On August 28, 2014, Virtu Financial, along with London-based GSA Capital, executed the first trades on ParFX Prime, a foreign exchange trading platform. Unlike most exchanges and trading venues, ParFX's matching engine does not adhere to the principle of price-time priority. Instead, ParFX subjects all orders to random pauses of about 20 to 80 milliseconds, trying to provide a more level playing field.

When filing for its IPO in March 2014, it was disclosed that during five years Virtu Financial made a profit 1,277 out of 1,278 days, losing money just one day.

Gregory Laughlin, astrophysicist and department chairman at the University of California, Santa Cruz, researched Virtu's trading activity. In the debate about its near-perfect trading record, Virtu said that it wins 51 percent or 52 percent of its trades, leading most people to figure the remainder are losses. In his research, Laughlin showed that "the number of its trades that break even are about the same as its losses", indicating Virtu assumes little market risk.

===Investigations===
In April 2014, New York Attorney General Eric Schneiderman sent Virtu a letter seeking information on its HFT practices, asking about special arrangements with dark pools and exchanges, the company's trading strategies and whether Virtu practices latency arbitrage, a high-frequency activity.

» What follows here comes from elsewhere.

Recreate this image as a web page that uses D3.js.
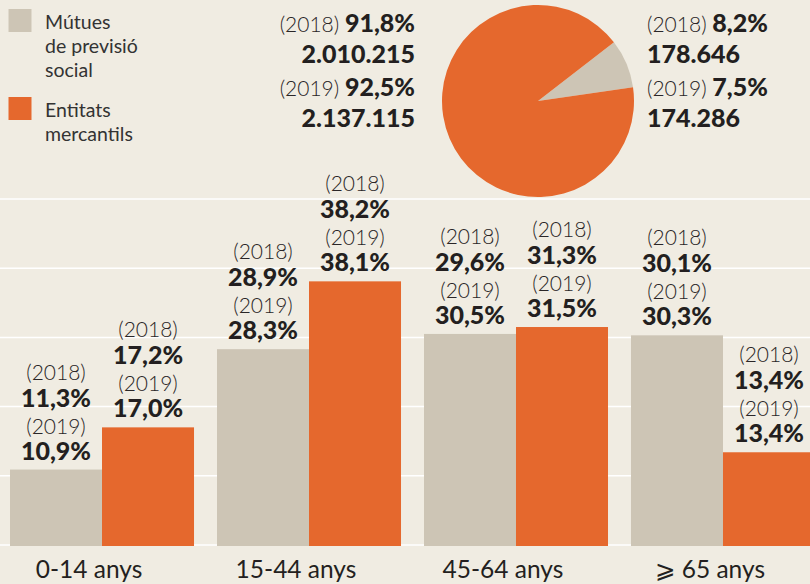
<!DOCTYPE html>
<meta charset="utf-8">
<style>
body { margin: 0; background: #f0ece2; }
svg { display: block; }
text { font-family: Lato, "DejaVu Sans", sans-serif; fill: #231f20; }
.grid line { stroke: #fff; stroke-width: 1.5px; }
.yr { font-size: 21px; font-weight: 300; fill: #2a2627; }
.val { font-size: 25px; font-weight: 900; }
.legend text { font-size: 19.5px; font-weight: 400; fill: #333; }
.axis text { font-size: 24.5px; font-weight: 400; }
</style>
<svg width="810" height="584"></svg>
<script src="https://d3js.org/d3.v7.min.js"></script>
<script>

var svg = d3.select("svg"),
    width = +svg.attr("width"),
    height = +svg.attr("height");

var groups = ["0-14 anys", "15-44 anys", "45-64 anys", "\u2A7E 65 anys"];
var series = ["Mútues de previsió social", "Entitats mercantils"];
var mutues2018 = [11.3, 28.9, 29.6, 30.1];
var mutues2019 = [10.9, 28.3, 30.5, 30.3];
var mercantils2018 = [17.2, 38.2, 31.3, 13.4];
var mercantils2019 = [17.0, 38.1, 31.5, 13.4];
var yTicks = [0, 10, 20, 30, 40, 50];

// pie: 2018 shares and totals
var pieShare2018 = [8.2, 91.8];   // mútues, mercantils
var pieShare2019 = [7.5, 92.5];
var pieTotal2018 = ["178.646", "2.010.215"];
var pieTotal2019 = ["174.286", "2.137.115"];

var color = d3.scaleOrdinal().domain(series).range(["#cdc5b5", "#e5682d"]);

function fmt(v) { return v.toFixed(1).replace(".", ",") + "%"; }

var y = d3.scaleLinear().domain([0, 50]).range([545, 199]);
var x0 = d3.scaleBand().domain(groups).range([10, 815]).paddingInner(0.111).paddingOuter(0);
var x1 = d3.scaleBand().domain(series).range([0, x0.bandwidth()]);

// gridlines
svg.append("g")
    .attr("class", "grid")
  .selectAll("line")
  .data(yTicks)
  .enter().append("line")
    .attr("x1", 0)
    .attr("x2", width)
    .attr("y1", function(d) { return y(d); })
    .attr("y2", function(d) { return y(d); });

var rows = groups.map(function(g, i) {
  return [
    { g: g, s: series[0], v18: mutues2018[i], v19: mutues2019[i] },
    { g: g, s: series[1], v18: mercantils2018[i], v19: mercantils2019[i] }
  ];
});
var flat = d3.merge(rows);

svg.append("g")
  .selectAll("rect")
  .data(flat)
  .enter().append("rect")
    .attr("x", function(d) { return x0(d.g) + x1(d.s); })
    .attr("y", function(d) { return y(d.v19); })
    .attr("width", x1.bandwidth())
    .attr("height", function(d) { return y(0) - y(d.v19) + 1; })
    .attr("fill", function(d) { return color(d.s); });

// bar labels
var lab = svg.append("g")
  .selectAll("g")
  .data(flat)
  .enter().append("g")
    .attr("transform", function(d) {
      return "translate(" + (x0(d.g) + x1(d.s) + x1.bandwidth() / 2) + "," + y(d.v19) + ")";
    })
    .attr("text-anchor", "middle");

lab.append("text").attr("class", "yr").attr("y", -90).text("(2018)");
lab.append("text").attr("class", "val").attr("y", -63).text(function(d) { return fmt(d.v18); });
lab.append("text").attr("class", "yr").attr("y", -36).text("(2019)");
lab.append("text").attr("class", "val").attr("y", -10).text(function(d) { return fmt(d.v19); });

// axis labels
svg.append("g")
    .attr("class", "axis")
  .selectAll("text")
  .data(groups)
  .enter().append("text")
    .attr("x", function(d) { return x0(d) + x0.bandwidth() / 2 - 13; })
    .attr("y", 578)
    .attr("text-anchor", "middle")
    .text(function(d) { return d; });

// legend
var legend = svg.append("g").attr("class", "legend");
var legendLines = [["Mútues", "de previsió", "social"], ["Entitats", "mercantils"]];
var legendTop = [9, 97];
legendLines.forEach(function(lines, i) {
  legend.append("rect")
      .attr("x", 8.5).attr("y", legendTop[i])
      .attr("width", 23).attr("height", 23)
      .attr("fill", color(series[i]));
  legend.append("g").selectAll("text")
    .data(lines)
    .enter().append("text")
      .attr("x", 45)
      .attr("y", function(d, j) { return legendTop[i] + 20 + j * 23.8; })
      .text(function(d) { return d; });
});

// pie
var cx = 538, cy = 101, r = 96;
var startA = 52.3 * Math.PI / 180;
var pie = d3.pie().sort(null).startAngle(startA).endAngle(startA + 2 * Math.PI);
var arc = d3.arc().innerRadius(0).outerRadius(r);

svg.append("g")
    .attr("transform", "translate(" + cx + "," + cy + ")")
  .selectAll("path")
  .data(pie(pieShare2018))
  .enter().append("path")
    .attr("d", arc)
    .attr("fill", function(d, i) { return color(series[i]); });

var pieLabels = [
  { x: 415, anchor: "end", i: 1 },
  { x: 647, anchor: "start", i: 0 }
];
pieLabels.forEach(function(p) {
  var g = svg.append("g").attr("text-anchor", p.anchor);
  var t1 = g.append("text").attr("x", p.x).attr("y", 32);
  t1.append("tspan").attr("class", "yr").text("(2018) ");
  t1.append("tspan").attr("class", "val").text(fmt(pieShare2018[p.i]));
  g.append("text").attr("class", "val").attr("x", p.x).attr("y", 63).text(pieTotal2018[p.i]);
  var t2 = g.append("text").attr("x", p.x).attr("y", 96);
  t2.append("tspan").attr("class", "yr").text("(2019) ");
  t2.append("tspan").attr("class", "val").text(fmt(pieShare2019[p.i]));
  g.append("text").attr("class", "val").attr("x", p.x).attr("y", 127).text(pieTotal2019[p.i]);
});

</script>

In July 2014, the Securities and Exchange Commission (SEC) sought information on ten HFT firms with broker-dealer licenses, including Virtu Financial, as part of an ongoing investigation into predatory trading strategies. The SEC's probe focuses on abuse of order types and abusive trading like layering or spoofing, a tactic intended to trick investors into buying or selling a stock at unfavorable prices. A settlement was announced in 2017.

John McCrank of Reuters noted that scrutiny around high-frequency trading intensified after the release of Michael Lewis's best-selling book Flash Boys: A Wall Street Revolt in March 2014.

In November 2022, Virtu sued the SEC, claiming that it did not respond to a public records request. The company submitted a Freedom of Information Act request earlier in June, seeking to review the SEC's measures to meet legal requirements in evaluating potential investor harm and market risks.

The company was investigated by the SEC in 2023 for failing to protect sensitive customer data. The SEC claimed that between January 2018 and April 2019 Virtu broker-dealer employees had access to customers' names, and the names, prices and volumes of securities that customers bought and sold. Virtu settled the matter in December 2025, agreeing to pay a $2.5 million fine while not admitting or denying any wrongdoing.